【セミナー】

算数・数学を「自ら学ぶ力」の育て方

―甲陽学院・高槻・西大和学園―
甲陽学院中学校・高等学校 数学科教諭 溝口 貴浩先生

甲陽学院中学校・高等学校 数学科教諭
 溝口 貴浩先生

[1]学校ごとに特色ある授業

立見 本日は算数・数学を自ら学ぶ力の育て方ということでお話を進めたいと思います。最初に、3校それぞれの数学の授業と特色ある取り組みについて教えてください。

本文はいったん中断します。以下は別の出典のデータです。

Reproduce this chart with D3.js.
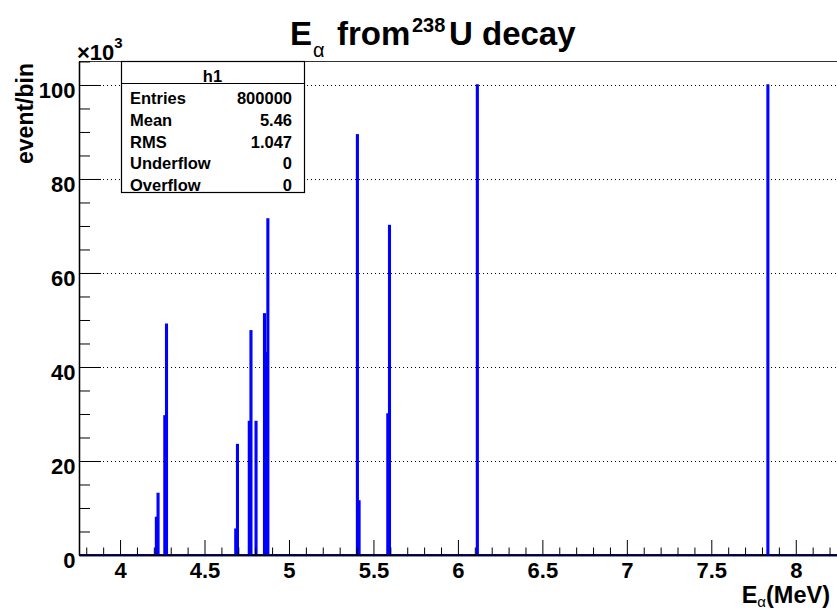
<!DOCTYPE html>
<html>
<head>
<meta charset="utf-8">
<script src="https://cdn.jsdelivr.net/npm/d3@7"></script>
<style>
  body { margin: 0; background: #fff; }
  svg text { font-family: "Liberation Sans", Arial, Helvetica, sans-serif; font-weight: bold; }
</style>
</head>
<body>
<svg id="hist" width="837" height="611"></svg>
<script>
// bin centres (MeV) and contents (x10^3 events), bin width 0.01 MeV
const binCenters = [4.215, 4.225, 4.265, 4.275, 4.685, 4.695, 4.765, 4.775, 4.805,
  4.855, 4.865, 4.875, 5.405, 5.415, 5.585, 5.595, 6.115, 7.835];
const binCounts = [8, 13.1, 29.6, 49.1, 5.5, 23.5, 28.4, 47.7, 28.4,
  51.3, 43, 71.5, 89.4, 11.5, 30, 70.1, 100, 100];
const binWidth = 0.01;

const xMajorTicks = [4, 4.5, 5, 5.5, 6, 6.5, 7, 7.5, 8];
const xTickLabels = ["4", "4.5", "5", "5.5", "6", "6.5", "7", "7.5", "8"];
const xMinorTicks = [3.8, 3.9, 4.1, 4.2, 4.3, 4.4, 4.6, 4.7, 4.8, 4.9, 5.1, 5.2, 5.3, 5.4,
  5.6, 5.7, 5.8, 5.9, 6.1, 6.2, 6.3, 6.4, 6.6, 6.7, 6.8, 6.9, 7.1, 7.2, 7.3, 7.4,
  7.6, 7.7, 7.8, 7.9, 8.1, 8.2];
const yMajorTicks = [0, 20, 40, 60, 80, 100];
const yTickLabels = ["0", "20", "40", "60", "80", "100"];
const yMinorTicks = [5, 10, 15, 25, 30, 35, 45, 50, 55, 65, 70, 75, 85, 90, 95, 105];

const stats = [["Entries", "800000"], ["Mean", "5.46"], ["RMS", "1.047"],
  ["Underflow", "0"], ["Overflow", "0"]];

const svg = d3.select("svg#hist");

// frame
const frame = { left: 79, right: 838, top: 61, bottom: 555 };

const xScale = d3.scaleLinear().domain([3.757, 8.25]).range([frame.left, frame.right]);
const yScale = d3.scaleLinear().domain([0, 105.1]).range([frame.bottom, frame.top]);

// top frame line
svg.append("line")
  .attr("x1", frame.left).attr("x2", frame.right)
  .attr("y1", frame.top + 0.5).attr("y2", frame.top + 0.5)
  .attr("stroke", "#333").attr("stroke-width", 1.2);

// histogram bars
svg.append("g")
  .selectAll("rect")
  .data(binCenters.map((c, i) => ({ c: c, n: binCounts[i] })))
  .enter()
  .append("rect")
  .attr("x", d => xScale(d.c - binWidth / 2))
  .attr("width", d => xScale(d.c + binWidth / 2) - xScale(d.c - binWidth / 2))
  .attr("y", d => yScale(d.n))
  .attr("height", d => yScale(0) - yScale(d.n))
  .attr("fill", "#0000ff")
  .attr("stroke", "#0000ff")
  .attr("stroke-width", 1.4);

// histogram at zero level
svg.append("line")
  .attr("x1", frame.left).attr("x2", frame.right)
  .attr("y1", yScale(0)).attr("y2", yScale(0))
  .attr("stroke", "#0000ff").attr("stroke-width", 2);

// horizontal grid
svg.append("g")
  .selectAll("line")
  .data(yMajorTicks.filter(v => v > 0))
  .enter()
  .append("line")
  .attr("x1", frame.left).attr("x2", frame.right)
  .attr("y1", d => Math.round(yScale(d)) + 0.5).attr("y2", d => Math.round(yScale(d)) + 0.5)
  .attr("stroke", "#000").attr("stroke-width", 1)
  .attr("stroke-dasharray", "1,3");

// x axis
const xAxis = svg.append("g")
  .attr("transform", `translate(0, ${frame.bottom})`)
  .call(d3.axisBottom(xScale).tickValues(xMajorTicks)
    .tickFormat((d, i) => xTickLabels[i]).tickSize(-15).tickSizeOuter(0).tickPadding(7));
svg.append("g")
  .attr("transform", `translate(0, ${frame.bottom})`)
  .call(d3.axisBottom(xScale).tickValues(xMinorTicks).tickFormat("").tickSize(-7.5).tickSizeOuter(0));

// y axis
const yAxis = svg.append("g")
  .attr("transform", `translate(${frame.left}, 0)`)
  .call(d3.axisLeft(yScale).tickValues(yMajorTicks)
    .tickFormat((d, i) => yTickLabels[i]).tickSize(-22).tickSizeOuter(0).tickPadding(3.5));
svg.append("g")
  .attr("transform", `translate(${frame.left}, 0)`)
  .call(d3.axisLeft(yScale).tickValues(yMinorTicks).tickFormat("").tickSize(-11).tickSizeOuter(0));

svg.selectAll(".domain").attr("stroke", "#000").attr("stroke-width", 1.3);
svg.selectAll(".tick line").attr("stroke", "#000");
xAxis.selectAll("text").attr("font-size", 22).attr("fill", "#000")
  .attr("font-family", "Liberation Sans, Arial, sans-serif");
yAxis.selectAll("text").attr("font-size", 22).attr("fill", "#000").attr("dy", "0.57em")
  .attr("font-family", "Liberation Sans, Arial, sans-serif");

// exponent label
const expo = svg.append("text").attr("x", 77).attr("y", 60).attr("font-size", 22);
expo.append("tspan").text("\u00d710");
expo.append("tspan").attr("font-size", 15).attr("dy", -12).text("3");

// axis titles
svg.append("text")
  .attr("transform", "translate(33, 63) rotate(-90)")
  .attr("text-anchor", "end")
  .attr("font-size", 23)
  .text("event/bin");

const xt = svg.append("text").attr("x", 830).attr("y", 603)
  .attr("text-anchor", "end").attr("font-size", 23.5);
xt.append("tspan").text("E");
xt.append("tspan").attr("font-size", 15).attr("font-weight", "normal").attr("dy", 4).text("\u03b1");
xt.append("tspan").attr("dy", -4).text("(MeV)");

// title
const title = svg.append("text").attr("y", 45).attr("font-size", 33);
title.append("tspan").attr("x", 290).text("E");
title.append("tspan").attr("x", 313).attr("font-size", 20).attr("font-weight", "normal").attr("dy", 12).text("\u03b1");
title.append("tspan").attr("x", 337).attr("dy", -12).text("from");
title.append("tspan").attr("x", 412).attr("font-size", 20).attr("dy", -13).text("238");
title.append("tspan").attr("x", 449).attr("dy", 13).text("U decay");

// stats box
const box = { x: 121, y: 61, w: 183, h: 131 };
svg.append("rect")
  .attr("x", box.x + 0.5).attr("y", box.y + 0.5)
  .attr("width", box.w).attr("height", box.h)
  .attr("fill", "#fff").attr("stroke", "#000").attr("stroke-width", 1.2);
svg.append("line")
  .attr("x1", box.x).attr("x2", box.x + box.w)
  .attr("y1", 83.5).attr("y2", 83.5)
  .attr("stroke", "#000").attr("stroke-width", 1.2);
svg.append("text").attr("x", 212.5).attr("y", 82).attr("text-anchor", "middle")
  .attr("font-size", 16.5).text("h1");

const rows = svg.append("g").selectAll("g").data(stats).enter().append("g");
rows.append("text").attr("x", 130).attr("y", (d, i) => 104 + i * 21.8)
  .attr("font-size", 16.5).text(d => d[0]);
rows.append("text").attr("x", 292).attr("y", (d, i) => 104 + i * 21.8)
  .attr("text-anchor", "end").attr("font-size", 16.5).text(d => d[1]);
</script>
</body>
</html>
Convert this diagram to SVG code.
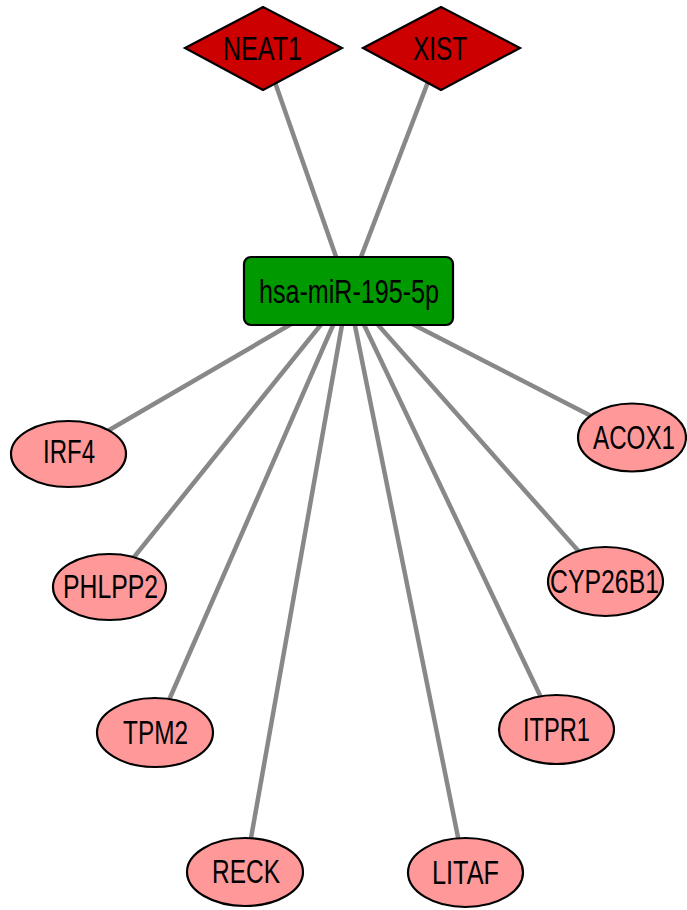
<svg xmlns="http://www.w3.org/2000/svg" width="687" height="910" viewBox="0 0 687 910">
<style>
.edge{stroke:#888888;stroke-width:4.5;fill:none}
.dia{fill:#CC0000;stroke:#000;stroke-width:2.2}
.mir{fill:#009900;stroke:#000;stroke-width:2.2}
.gene{fill:#FF9999;stroke:#000;stroke-width:2.2}
text{font-family:"Liberation Sans Narrow","Liberation Sans",Arial,sans-serif;font-size:33px;fill:#000;text-anchor:middle}
</style>
<rect width="687" height="910" fill="#fff"/>
<g id="edges">
<line class="edge" x1="263" y1="48" x2="348" y2="291"/>
<line class="edge" x1="441" y1="48" x2="348" y2="291"/>
<line class="edge" x1="348" y1="291" x2="68" y2="454"/>
<line class="edge" x1="348" y1="291" x2="110" y2="587"/>
<line class="edge" x1="348" y1="291" x2="155" y2="732"/>
<line class="edge" x1="348" y1="291" x2="245" y2="872"/>
<line class="edge" x1="348" y1="291" x2="465" y2="872"/>
<line class="edge" x1="348" y1="291" x2="556" y2="729"/>
<line class="edge" x1="348" y1="291" x2="605" y2="581"/>
<line class="edge" x1="348" y1="291" x2="632" y2="437"/>
</g>
<g id="NEAT1"><polygon class="dia" points="185,48 263,7 342,48 263,90"/><text x="262.5" y="60" textLength="79" lengthAdjust="spacingAndGlyphs">NEAT1</text></g>
<g id="XIST"><polygon class="dia" points="363,48 441,7 520,48 441,90"/><text x="440" y="60" textLength="54" lengthAdjust="spacingAndGlyphs">XIST</text></g>
<g id="hsa-miR-195-5p"><rect class="mir" x="244" y="257" width="209" height="68" rx="7"/><text x="349" y="303" textLength="180" lengthAdjust="spacingAndGlyphs">hsa-miR-195-5p</text></g>
<g id="IRF4"><ellipse class="gene" cx="68.5" cy="454" rx="57.5" ry="33"/><text x="69" y="463" textLength="52" lengthAdjust="spacingAndGlyphs">IRF4</text></g>
<g id="PHLPP2"><ellipse class="gene" cx="109.5" cy="587" rx="56.5" ry="33"/><text x="110.5" y="598" textLength="95" lengthAdjust="spacingAndGlyphs">PHLPP2</text></g>
<g id="TPM2"><ellipse class="gene" cx="155" cy="732.5" rx="58" ry="34.5"/><text x="155.5" y="744" textLength="65" lengthAdjust="spacingAndGlyphs">TPM2</text></g>
<g id="RECK"><ellipse class="gene" cx="245" cy="872" rx="58" ry="34"/><text x="246" y="883" textLength="68" lengthAdjust="spacingAndGlyphs">RECK</text></g>
<g id="LITAF"><ellipse class="gene" cx="465.5" cy="872.5" rx="57.5" ry="34.5"/><text x="465.5" y="884" textLength="67" lengthAdjust="spacingAndGlyphs">LITAF</text></g>
<g id="ITPR1"><ellipse class="gene" cx="556.5" cy="729.5" rx="57.5" ry="34.5"/><text x="556.5" y="741" textLength="67" lengthAdjust="spacingAndGlyphs">ITPR1</text></g>
<g id="CYP26B1"><ellipse class="gene" cx="605.5" cy="581.5" rx="57.5" ry="34.5"/><text x="604.5" y="593" textLength="109" lengthAdjust="spacingAndGlyphs">CYP26B1</text></g>
<g id="ACOX1"><ellipse class="gene" cx="632" cy="437.5" rx="54" ry="34"/><text x="634" y="449" textLength="82" lengthAdjust="spacingAndGlyphs">ACOX1</text></g>
</svg>
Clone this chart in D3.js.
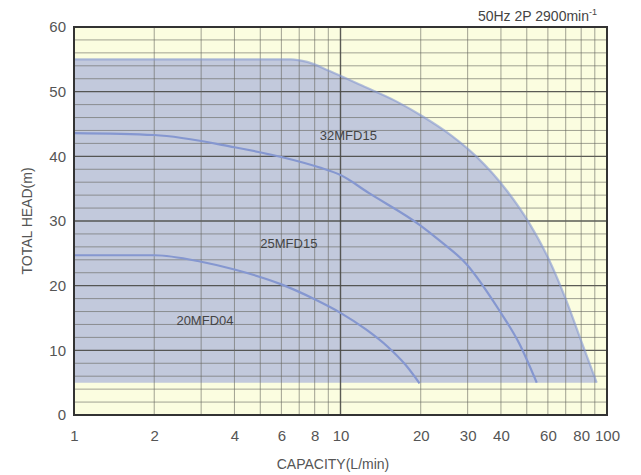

溝口 甲陽学院ではいわゆる昔ながらの数学の授業をしています。進度は速いです。公立中学の3年分を中1の1年間で終え、次に高1の内容に入っていきます。その後は比較的ゆっくりと高1の終わりまでに高2までの内容をほぼ終えます。文系の生徒はここまででほぼ受験勉強の基礎ができ、理系の生徒は高2から数学Ⅲ・Cを始めます。教科書の内容は早めに終わらせて、復習や演習をじっくりやっていきます。宿題は中学の間は多めで、プリントを配って次の授業で集めたり、小テストを行ったりしています。夏休みに問題集を渡して解かすだけではおもしろくないので、自分で問題を作ってくる宿題を出す教員もいます。勉強以外のところでは、中学と高校に数学同好会があり、数学好きな生徒が集まって、授業では扱わない問題を解いたり、数学オリンピックに参加したりという活動をしています。

 高槻では、中学の内容を中2の2学期ごろに終えます。そこから高校の内容をていねいに進めていくカリキュラムです。生徒が無理なく理解できることを第一に考え、宿題もしっかりやってもらいます。6年間というゆったりした時間のなかで先を見通したカリキュラムを用意し、中学で高校の内容を先取りしたり、時には大学の内容も入れたりしつつ、数学という教科の楽しさを伝えたいと考えています。本人がしっかり考えて、納得して、時には別解をも考えるような経験をたくさん積んでほしいです。そのほか、正多面体を自分の手で作ってみるといった実験や、ものづくりからも数学のおもしろさに触れる授業を組み立てています。

小西 西大和学園は、全教室に前・後・横と3枚の黒板があります。数学の授業でも生徒たちにできるだけチョークと黒板を使って議論してほしいという思いがあります。特に初めて習う段階は定義を学ぶ授業が多くなるので、なぜそうなるのかをしっかり考えてもらいたい。そのため教員の説明を聞くだけでなく、ペアやグループになって話し合うような授業を行っています。そうすると、自然と立ち歩いたり、黒板に書いて話し合ったりするようになります。そのほか、正八面体を自分で組み立てるなど、手を動かすアナログの良さを取り入れた授業を行っています。